── Extracted entries

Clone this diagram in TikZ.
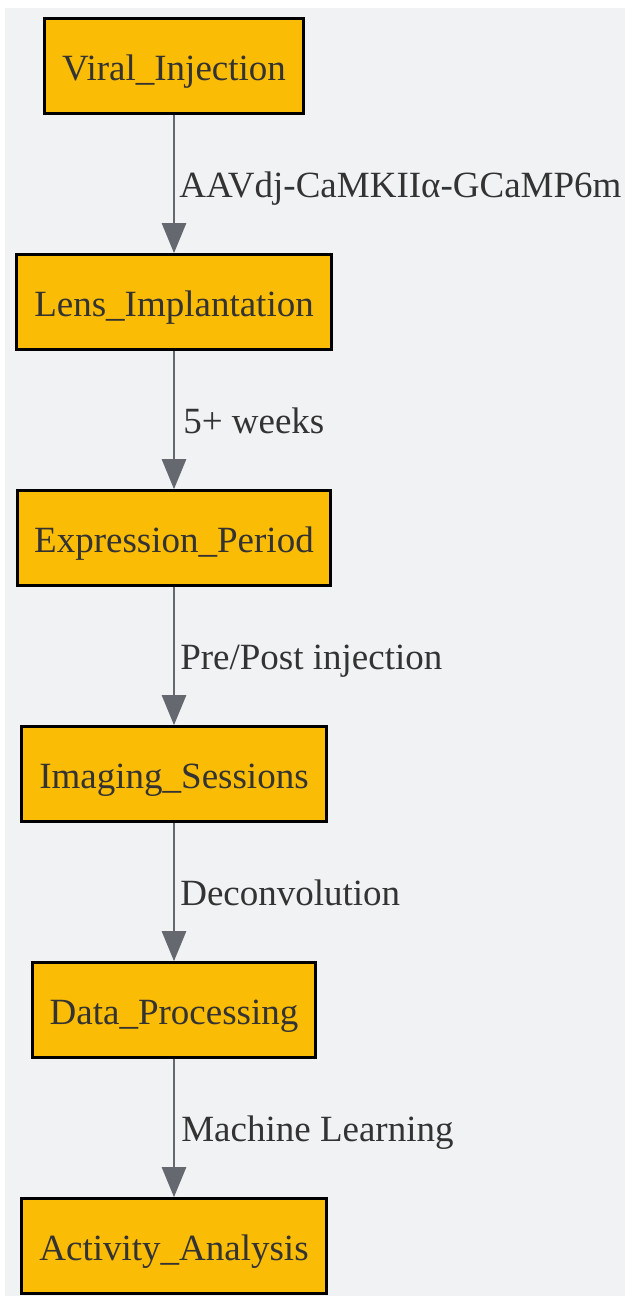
\documentclass[tikz,border=0pt]{standalone}
\usepackage{fontspec}
\setmainfont{Liberation Serif}
\usetikzlibrary{arrows.meta}
\definecolor{bgc}{HTML}{F1F2F4}
\definecolor{boxc}{HTML}{FBBC05}
\definecolor{txtc}{HTML}{333333}
\definecolor{linec}{HTML}{666870}
\begin{document}
\begin{tikzpicture}[x=1pt,y=1pt,
  stepbox/.style={draw=black, line width=2.6pt, fill=boxc, text=txtc,
    minimum height=95pt, inner sep=0pt, text height=36pt, text depth=6pt,
    font=\fontsize{37}{44}\selectfont},
  flow/.style={draw=linec, line width=2.6pt, -{Triangle[length=30pt,width=24pt]}},
  lab/.style={text=txtc, font=\fontsize{37}{44}\selectfont, anchor=west, inner sep=0pt,
    text height=33pt, text depth=6pt}]
\useasboundingbox (0,0) rectangle (625,1301);
\fill[bgc] (5,5) rectangle (625,1293);
\node[stepbox, minimum width=259pt] (a) at (174,1235) {Viral\_Injection};
\node[stepbox, minimum width=315pt] (b) at (174,999) {Lens\_Implantation};
\node[stepbox, minimum width=313pt] (c) at (174,763) {Expression\_Period};
\node[stepbox, minimum width=305pt] (d) at (174,527) {Imaging\_Sessions};
\node[stepbox, minimum width=283pt] (e) at (174,291) {Data\_Processing};
\node[stepbox, minimum width=305pt] (f) at (174,55) {Activity\_Analysis};
\draw[flow] (a) -- (b) node[lab, pos=0.5, xshift=4pt] {AAVdj-CaMKII\char"03B1-GCaMP6m};
\draw[flow] (b) -- (c) node[lab, pos=0.5, xshift=8pt] {5+ weeks};
\draw[flow] (c) -- (d) node[lab, pos=0.5, xshift=5pt] {Pre/Post injection};
\draw[flow] (d) -- (e) node[lab, pos=0.5, xshift=5pt] {Deconvolution};
\draw[flow] (e) -- (f) node[lab, pos=0.5, xshift=6pt] {Machine Learning};
\end{tikzpicture}
\end{document}
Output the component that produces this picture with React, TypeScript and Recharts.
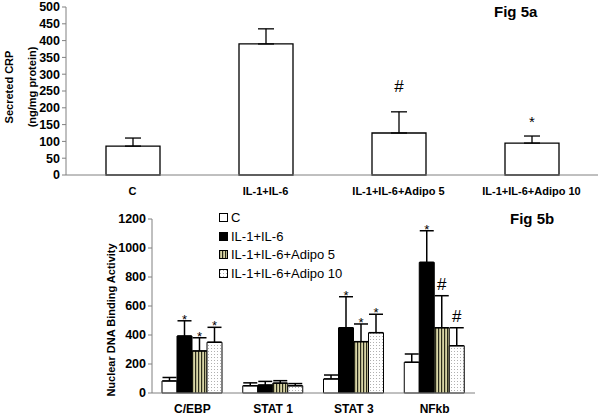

────

## Task instructions
Scan the listing above and copy all lines containing the word "this".

## Solution below
Clone this diagram in TikZ.
Output the component that produces this picture with React, TypeScript and Recharts.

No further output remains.